→ What the task asks
Both the line containing "Reproduce this chart" and the line containing "const fitFeC = [1.1251, 1.1375];" are part of the range to copy, along with every line between them. Copy it exactly and leave out the pictures.

→ The data

▬▬▬

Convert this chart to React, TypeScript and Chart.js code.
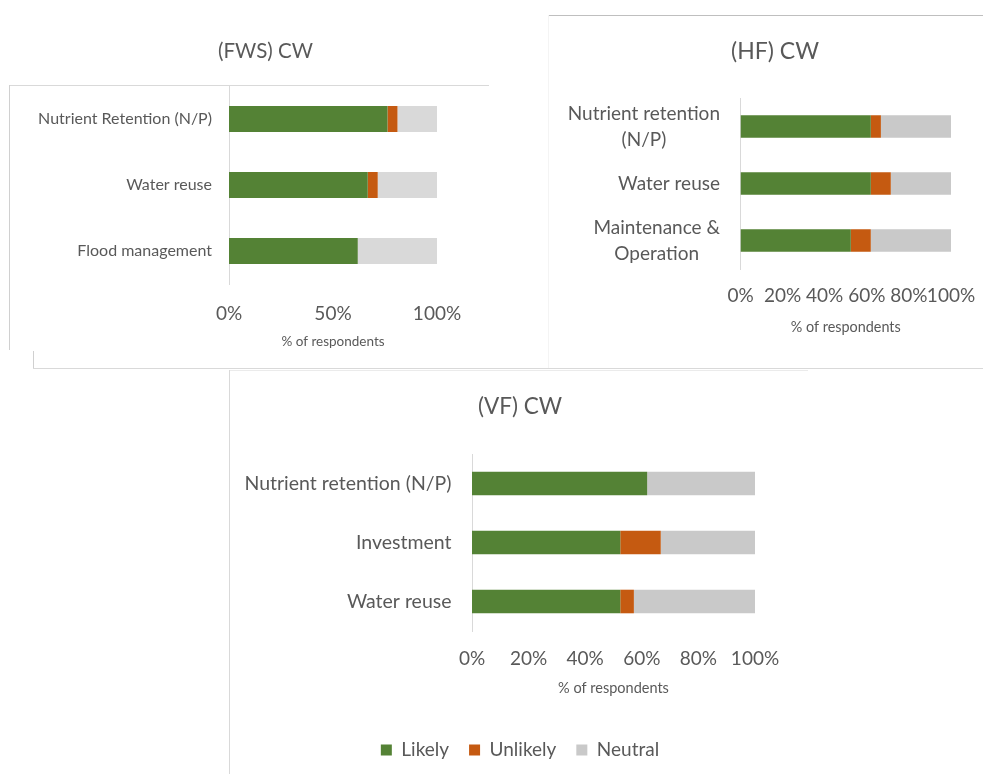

▬▬▬

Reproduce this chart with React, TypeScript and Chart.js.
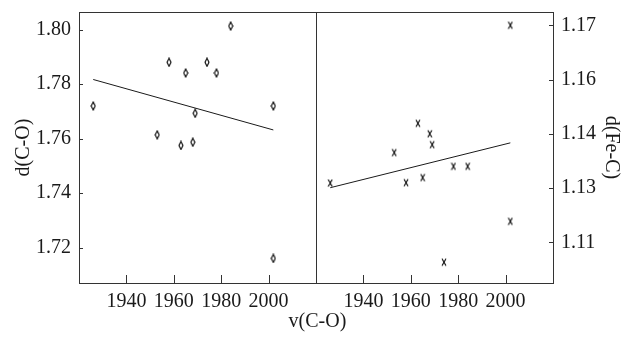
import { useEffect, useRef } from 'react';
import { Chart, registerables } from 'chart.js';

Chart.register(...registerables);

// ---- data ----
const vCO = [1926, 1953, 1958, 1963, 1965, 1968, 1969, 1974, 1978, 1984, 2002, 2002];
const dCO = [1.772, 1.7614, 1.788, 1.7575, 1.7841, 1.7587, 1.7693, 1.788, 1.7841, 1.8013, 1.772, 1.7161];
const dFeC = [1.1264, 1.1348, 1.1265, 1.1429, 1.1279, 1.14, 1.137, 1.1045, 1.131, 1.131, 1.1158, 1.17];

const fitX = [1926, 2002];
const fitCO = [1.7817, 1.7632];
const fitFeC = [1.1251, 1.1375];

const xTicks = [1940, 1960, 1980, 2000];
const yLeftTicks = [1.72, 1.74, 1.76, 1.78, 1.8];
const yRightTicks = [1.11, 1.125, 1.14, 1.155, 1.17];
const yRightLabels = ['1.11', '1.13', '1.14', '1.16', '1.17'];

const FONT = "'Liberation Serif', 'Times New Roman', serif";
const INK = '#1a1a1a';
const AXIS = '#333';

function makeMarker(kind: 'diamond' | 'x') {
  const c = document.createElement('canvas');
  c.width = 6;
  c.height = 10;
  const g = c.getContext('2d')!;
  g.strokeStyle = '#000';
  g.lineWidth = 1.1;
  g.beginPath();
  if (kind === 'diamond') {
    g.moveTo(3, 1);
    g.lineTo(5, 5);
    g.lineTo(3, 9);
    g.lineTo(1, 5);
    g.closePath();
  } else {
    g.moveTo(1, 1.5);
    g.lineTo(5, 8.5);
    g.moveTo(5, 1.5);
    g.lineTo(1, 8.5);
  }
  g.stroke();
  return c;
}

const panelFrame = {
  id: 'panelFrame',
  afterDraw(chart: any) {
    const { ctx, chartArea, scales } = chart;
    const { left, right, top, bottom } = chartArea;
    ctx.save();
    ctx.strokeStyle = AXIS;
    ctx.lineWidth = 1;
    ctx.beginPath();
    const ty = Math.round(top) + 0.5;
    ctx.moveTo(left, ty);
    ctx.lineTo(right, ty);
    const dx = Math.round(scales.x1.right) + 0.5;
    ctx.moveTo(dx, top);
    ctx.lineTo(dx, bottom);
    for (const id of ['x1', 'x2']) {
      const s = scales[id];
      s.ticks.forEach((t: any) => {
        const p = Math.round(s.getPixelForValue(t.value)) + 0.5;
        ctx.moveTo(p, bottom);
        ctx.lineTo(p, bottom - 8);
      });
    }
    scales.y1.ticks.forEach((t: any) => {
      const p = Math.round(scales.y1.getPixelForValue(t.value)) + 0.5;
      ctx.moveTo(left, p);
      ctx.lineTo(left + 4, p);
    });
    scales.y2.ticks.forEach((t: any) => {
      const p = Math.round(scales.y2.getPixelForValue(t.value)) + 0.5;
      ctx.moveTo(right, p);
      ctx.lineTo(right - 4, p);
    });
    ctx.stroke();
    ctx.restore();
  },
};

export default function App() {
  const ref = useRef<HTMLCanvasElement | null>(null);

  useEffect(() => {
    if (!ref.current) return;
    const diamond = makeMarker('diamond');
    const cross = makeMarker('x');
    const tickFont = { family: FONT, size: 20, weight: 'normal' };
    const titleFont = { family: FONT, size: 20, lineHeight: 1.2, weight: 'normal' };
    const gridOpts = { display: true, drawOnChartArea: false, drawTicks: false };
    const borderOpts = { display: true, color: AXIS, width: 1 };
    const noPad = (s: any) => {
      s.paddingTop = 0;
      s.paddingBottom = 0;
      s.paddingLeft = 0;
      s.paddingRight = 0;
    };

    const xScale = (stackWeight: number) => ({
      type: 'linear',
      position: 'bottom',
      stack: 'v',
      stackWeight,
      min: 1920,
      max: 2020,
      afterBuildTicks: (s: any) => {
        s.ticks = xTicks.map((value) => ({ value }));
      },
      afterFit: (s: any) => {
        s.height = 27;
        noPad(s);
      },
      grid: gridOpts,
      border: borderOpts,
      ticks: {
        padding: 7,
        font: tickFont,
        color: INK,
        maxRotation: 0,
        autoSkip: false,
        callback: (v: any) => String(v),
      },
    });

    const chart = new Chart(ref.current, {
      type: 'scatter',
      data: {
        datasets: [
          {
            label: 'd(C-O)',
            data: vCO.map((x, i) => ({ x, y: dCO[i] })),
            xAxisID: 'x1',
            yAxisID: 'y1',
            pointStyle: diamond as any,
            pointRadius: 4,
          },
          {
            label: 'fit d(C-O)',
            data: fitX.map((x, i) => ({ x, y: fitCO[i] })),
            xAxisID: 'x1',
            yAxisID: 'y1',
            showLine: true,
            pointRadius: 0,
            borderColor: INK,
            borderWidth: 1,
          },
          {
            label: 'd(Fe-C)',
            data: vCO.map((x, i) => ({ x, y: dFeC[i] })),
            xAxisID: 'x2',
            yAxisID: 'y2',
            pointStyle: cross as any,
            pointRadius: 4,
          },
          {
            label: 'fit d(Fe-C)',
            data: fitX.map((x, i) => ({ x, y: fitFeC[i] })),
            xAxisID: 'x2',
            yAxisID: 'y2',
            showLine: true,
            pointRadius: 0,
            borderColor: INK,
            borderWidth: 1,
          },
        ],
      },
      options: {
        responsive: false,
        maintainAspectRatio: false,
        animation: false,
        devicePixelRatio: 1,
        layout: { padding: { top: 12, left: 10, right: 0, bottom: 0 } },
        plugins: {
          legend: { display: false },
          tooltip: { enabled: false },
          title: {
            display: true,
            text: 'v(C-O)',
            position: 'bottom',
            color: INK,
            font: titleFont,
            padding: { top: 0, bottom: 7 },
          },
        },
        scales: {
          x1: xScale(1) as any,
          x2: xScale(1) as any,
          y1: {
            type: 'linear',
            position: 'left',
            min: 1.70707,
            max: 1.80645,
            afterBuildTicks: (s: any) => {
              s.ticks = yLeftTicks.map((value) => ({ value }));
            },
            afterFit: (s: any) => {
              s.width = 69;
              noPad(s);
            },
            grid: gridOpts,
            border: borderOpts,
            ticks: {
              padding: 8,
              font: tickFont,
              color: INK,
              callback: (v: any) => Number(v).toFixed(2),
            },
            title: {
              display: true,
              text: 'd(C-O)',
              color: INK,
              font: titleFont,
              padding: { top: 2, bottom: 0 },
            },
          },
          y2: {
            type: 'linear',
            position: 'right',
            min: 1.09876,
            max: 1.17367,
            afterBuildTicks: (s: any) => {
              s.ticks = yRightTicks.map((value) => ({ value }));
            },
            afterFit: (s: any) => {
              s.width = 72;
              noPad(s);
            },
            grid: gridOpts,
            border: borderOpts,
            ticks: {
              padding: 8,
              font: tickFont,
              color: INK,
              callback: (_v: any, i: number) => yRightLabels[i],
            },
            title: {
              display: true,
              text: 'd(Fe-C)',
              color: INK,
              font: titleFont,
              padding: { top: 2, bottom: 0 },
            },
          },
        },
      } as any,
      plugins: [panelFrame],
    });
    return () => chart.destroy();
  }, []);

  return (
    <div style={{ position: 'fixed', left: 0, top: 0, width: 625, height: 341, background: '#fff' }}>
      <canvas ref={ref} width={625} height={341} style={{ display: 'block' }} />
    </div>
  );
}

▬▬▬

→ Correct response
Reproduce this chart with React, TypeScript and Chart.js.
import { useEffect, useRef } from 'react';
import { Chart, registerables } from 'chart.js';

Chart.register(...registerables);

// ---- data ----
const vCO = [1926, 1953, 1958, 1963, 1965, 1968, 1969, 1974, 1978, 1984, 2002, 2002];
const dCO = [1.772, 1.7614, 1.788, 1.7575, 1.7841, 1.7587, 1.7693, 1.788, 1.7841, 1.8013, 1.772, 1.7161];
const dFeC = [1.1264, 1.1348, 1.1265, 1.1429, 1.1279, 1.14, 1.137, 1.1045, 1.131, 1.131, 1.1158, 1.17];

const fitX = [1926, 2002];
const fitCO = [1.7817, 1.7632];
const fitFeC = [1.1251, 1.1375];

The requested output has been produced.